§ **What is being asked**
Return precisely the span of lines from the top of the material below to the line containing "ax.set_xticks(x_ticks)", both included. Pictures are excluded.

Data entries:
"""

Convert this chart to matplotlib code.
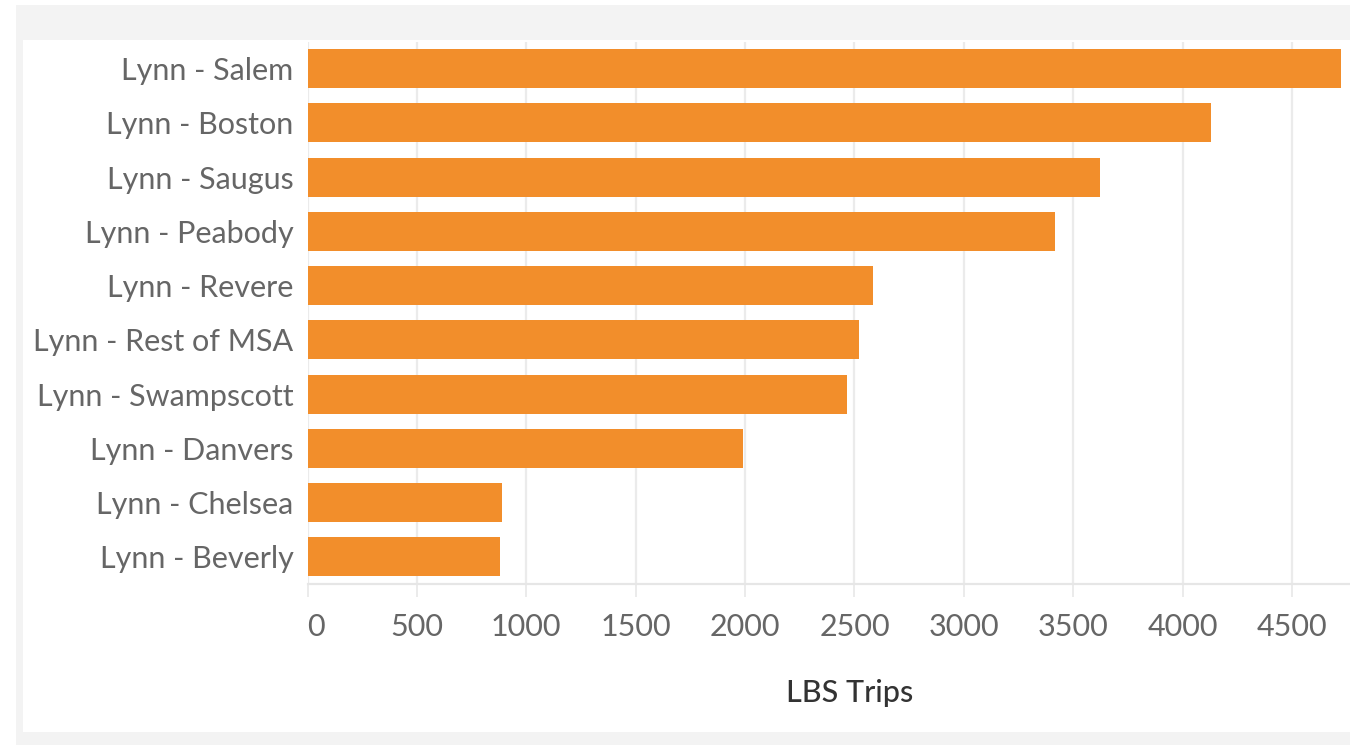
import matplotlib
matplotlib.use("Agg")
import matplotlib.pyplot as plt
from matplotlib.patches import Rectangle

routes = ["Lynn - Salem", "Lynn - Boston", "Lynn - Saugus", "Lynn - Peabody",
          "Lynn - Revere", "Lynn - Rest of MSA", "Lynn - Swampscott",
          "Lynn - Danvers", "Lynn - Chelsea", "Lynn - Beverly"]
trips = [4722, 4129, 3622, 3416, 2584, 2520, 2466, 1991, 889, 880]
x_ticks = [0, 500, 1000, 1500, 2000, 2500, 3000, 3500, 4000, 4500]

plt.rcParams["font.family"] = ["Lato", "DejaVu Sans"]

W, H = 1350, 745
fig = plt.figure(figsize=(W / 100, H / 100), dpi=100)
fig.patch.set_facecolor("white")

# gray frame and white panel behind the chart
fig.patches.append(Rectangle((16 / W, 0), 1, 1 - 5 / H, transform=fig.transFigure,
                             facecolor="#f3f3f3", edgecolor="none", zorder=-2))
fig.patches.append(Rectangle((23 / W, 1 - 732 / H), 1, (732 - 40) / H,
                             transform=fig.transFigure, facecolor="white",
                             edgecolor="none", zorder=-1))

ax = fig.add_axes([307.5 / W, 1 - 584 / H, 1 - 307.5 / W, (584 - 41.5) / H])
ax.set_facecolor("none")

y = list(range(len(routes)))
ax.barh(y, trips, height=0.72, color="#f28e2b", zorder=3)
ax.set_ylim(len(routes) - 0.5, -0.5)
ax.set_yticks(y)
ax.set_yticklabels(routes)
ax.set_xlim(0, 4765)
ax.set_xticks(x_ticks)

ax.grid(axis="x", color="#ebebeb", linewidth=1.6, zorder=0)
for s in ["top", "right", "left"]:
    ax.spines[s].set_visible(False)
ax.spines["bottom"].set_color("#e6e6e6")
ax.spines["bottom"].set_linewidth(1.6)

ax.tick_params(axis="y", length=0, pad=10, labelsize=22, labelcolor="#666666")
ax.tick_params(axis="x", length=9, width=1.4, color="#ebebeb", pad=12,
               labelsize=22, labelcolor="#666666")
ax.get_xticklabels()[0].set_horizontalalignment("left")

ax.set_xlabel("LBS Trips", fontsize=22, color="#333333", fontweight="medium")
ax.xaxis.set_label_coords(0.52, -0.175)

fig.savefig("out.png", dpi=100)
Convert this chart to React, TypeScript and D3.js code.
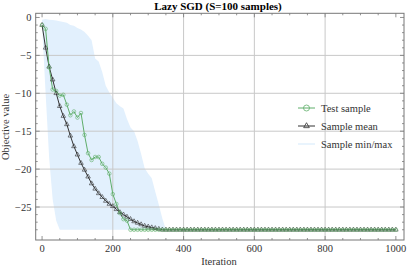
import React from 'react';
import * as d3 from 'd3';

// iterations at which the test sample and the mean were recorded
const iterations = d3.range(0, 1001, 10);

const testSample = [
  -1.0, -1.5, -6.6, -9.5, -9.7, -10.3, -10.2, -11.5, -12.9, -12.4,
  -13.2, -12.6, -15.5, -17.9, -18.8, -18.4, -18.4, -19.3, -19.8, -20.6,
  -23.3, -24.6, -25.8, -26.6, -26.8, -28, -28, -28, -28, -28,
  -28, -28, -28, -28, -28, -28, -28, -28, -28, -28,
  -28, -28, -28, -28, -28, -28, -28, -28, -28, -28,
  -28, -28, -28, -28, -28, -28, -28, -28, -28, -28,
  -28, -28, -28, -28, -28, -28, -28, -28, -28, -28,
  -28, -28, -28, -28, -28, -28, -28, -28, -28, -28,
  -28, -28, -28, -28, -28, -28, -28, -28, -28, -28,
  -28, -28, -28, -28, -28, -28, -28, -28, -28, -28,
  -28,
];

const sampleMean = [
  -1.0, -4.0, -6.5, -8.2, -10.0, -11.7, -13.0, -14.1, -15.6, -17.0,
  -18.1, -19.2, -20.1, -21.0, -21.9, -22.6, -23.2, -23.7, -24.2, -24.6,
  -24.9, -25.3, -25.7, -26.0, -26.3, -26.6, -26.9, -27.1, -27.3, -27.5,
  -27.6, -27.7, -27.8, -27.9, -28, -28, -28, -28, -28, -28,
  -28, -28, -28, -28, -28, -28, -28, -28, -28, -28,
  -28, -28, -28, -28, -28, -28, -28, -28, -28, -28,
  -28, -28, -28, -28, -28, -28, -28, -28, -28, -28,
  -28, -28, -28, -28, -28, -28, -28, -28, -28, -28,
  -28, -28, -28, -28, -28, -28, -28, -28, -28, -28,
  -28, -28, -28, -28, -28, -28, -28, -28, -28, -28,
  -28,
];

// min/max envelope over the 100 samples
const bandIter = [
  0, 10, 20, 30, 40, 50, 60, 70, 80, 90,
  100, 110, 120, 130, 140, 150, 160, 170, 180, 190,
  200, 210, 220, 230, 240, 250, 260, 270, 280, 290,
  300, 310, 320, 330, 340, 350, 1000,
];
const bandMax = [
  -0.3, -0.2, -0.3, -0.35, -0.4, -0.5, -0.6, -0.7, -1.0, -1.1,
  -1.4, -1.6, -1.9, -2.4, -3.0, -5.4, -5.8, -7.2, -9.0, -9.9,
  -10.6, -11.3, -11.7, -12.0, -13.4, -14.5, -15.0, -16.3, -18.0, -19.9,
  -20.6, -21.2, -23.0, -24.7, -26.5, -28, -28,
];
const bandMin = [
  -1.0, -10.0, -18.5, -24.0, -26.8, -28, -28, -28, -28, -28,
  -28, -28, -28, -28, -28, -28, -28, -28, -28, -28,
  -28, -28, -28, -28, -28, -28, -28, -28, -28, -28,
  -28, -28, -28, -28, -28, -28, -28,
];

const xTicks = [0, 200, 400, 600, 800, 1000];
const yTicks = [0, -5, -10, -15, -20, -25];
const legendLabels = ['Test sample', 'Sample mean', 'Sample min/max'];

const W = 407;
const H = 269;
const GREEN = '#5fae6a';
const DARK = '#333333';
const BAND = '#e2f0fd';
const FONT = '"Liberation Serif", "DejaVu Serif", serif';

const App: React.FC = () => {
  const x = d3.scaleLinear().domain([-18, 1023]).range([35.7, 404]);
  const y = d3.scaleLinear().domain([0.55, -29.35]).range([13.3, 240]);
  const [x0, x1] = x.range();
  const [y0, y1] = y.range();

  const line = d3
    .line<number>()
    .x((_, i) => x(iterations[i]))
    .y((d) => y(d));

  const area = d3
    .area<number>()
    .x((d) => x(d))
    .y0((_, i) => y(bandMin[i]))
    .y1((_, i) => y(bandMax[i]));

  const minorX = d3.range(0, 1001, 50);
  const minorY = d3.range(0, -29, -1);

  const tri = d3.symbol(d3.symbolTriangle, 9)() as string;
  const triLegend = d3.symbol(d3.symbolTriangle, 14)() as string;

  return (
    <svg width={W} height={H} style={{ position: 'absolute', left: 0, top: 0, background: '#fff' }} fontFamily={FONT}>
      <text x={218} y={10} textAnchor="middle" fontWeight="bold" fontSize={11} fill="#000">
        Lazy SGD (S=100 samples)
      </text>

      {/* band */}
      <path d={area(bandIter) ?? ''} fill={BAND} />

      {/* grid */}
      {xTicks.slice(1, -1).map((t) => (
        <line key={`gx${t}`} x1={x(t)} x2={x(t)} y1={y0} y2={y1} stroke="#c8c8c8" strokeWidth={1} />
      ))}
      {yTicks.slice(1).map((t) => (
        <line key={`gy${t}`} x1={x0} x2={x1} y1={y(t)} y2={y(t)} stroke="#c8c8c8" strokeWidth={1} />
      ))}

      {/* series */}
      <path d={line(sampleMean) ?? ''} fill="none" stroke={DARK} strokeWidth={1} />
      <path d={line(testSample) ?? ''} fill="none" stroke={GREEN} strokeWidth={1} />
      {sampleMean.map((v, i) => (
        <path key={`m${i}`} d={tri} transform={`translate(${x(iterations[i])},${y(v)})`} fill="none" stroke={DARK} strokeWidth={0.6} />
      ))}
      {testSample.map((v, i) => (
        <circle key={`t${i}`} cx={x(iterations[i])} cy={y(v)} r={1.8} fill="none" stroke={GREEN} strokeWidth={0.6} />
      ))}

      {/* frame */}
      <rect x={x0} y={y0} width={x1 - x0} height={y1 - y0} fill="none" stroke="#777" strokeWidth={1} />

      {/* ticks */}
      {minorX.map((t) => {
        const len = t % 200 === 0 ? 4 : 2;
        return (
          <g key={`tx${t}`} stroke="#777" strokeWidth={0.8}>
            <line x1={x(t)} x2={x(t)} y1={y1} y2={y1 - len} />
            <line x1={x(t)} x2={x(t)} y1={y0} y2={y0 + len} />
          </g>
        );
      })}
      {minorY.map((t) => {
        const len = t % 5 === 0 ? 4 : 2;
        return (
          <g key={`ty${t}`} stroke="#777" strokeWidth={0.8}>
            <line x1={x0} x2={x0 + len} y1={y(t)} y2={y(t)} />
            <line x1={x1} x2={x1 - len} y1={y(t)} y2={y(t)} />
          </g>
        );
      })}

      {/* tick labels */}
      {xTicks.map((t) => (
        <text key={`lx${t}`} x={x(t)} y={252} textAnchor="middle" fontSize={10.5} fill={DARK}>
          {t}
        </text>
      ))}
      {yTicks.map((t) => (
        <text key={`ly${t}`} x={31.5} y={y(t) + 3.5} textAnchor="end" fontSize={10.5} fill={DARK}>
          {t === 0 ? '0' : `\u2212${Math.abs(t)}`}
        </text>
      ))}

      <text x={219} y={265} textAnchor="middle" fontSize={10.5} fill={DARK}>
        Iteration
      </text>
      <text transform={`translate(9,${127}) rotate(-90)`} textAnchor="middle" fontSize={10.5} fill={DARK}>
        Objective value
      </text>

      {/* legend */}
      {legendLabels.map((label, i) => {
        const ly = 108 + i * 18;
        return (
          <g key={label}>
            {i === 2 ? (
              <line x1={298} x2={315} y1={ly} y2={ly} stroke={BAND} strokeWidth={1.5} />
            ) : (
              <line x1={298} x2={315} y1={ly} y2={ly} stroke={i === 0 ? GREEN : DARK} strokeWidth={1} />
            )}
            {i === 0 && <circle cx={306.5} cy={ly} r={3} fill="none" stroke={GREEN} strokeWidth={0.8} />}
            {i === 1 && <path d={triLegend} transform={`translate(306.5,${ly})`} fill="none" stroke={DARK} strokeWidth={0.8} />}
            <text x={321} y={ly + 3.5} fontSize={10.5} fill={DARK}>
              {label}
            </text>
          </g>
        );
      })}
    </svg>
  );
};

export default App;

"""

§ **Exercise output**
Convert this chart to matplotlib code.
import matplotlib
matplotlib.use("Agg")
import matplotlib.pyplot as plt
from matplotlib.patches import Rectangle

routes = ["Lynn - Salem", "Lynn - Boston", "Lynn - Saugus", "Lynn - Peabody",
          "Lynn - Revere", "Lynn - Rest of MSA", "Lynn - Swampscott",
          "Lynn - Danvers", "Lynn - Chelsea", "Lynn - Beverly"]
trips = [4722, 4129, 3622, 3416, 2584, 2520, 2466, 1991, 889, 880]
x_ticks = [0, 500, 1000, 1500, 2000, 2500, 3000, 3500, 4000, 4500]

plt.rcParams["font.family"] = ["Lato", "DejaVu Sans"]

W, H = 1350, 745
fig = plt.figure(figsize=(W / 100, H / 100), dpi=100)
fig.patch.set_facecolor("white")

# gray frame and white panel behind the chart
fig.patches.append(Rectangle((16 / W, 0), 1, 1 - 5 / H, transform=fig.transFigure,
                             facecolor="#f3f3f3", edgecolor="none", zorder=-2))
fig.patches.append(Rectangle((23 / W, 1 - 732 / H), 1, (732 - 40) / H,
                             transform=fig.transFigure, facecolor="white",
                             edgecolor="none", zorder=-1))

ax = fig.add_axes([307.5 / W, 1 - 584 / H, 1 - 307.5 / W, (584 - 41.5) / H])
ax.set_facecolor("none")

y = list(range(len(routes)))
ax.barh(y, trips, height=0.72, color="#f28e2b", zorder=3)
ax.set_ylim(len(routes) - 0.5, -0.5)
ax.set_yticks(y)
ax.set_yticklabels(routes)
ax.set_xlim(0, 4765)
ax.set_xticks(x_ticks)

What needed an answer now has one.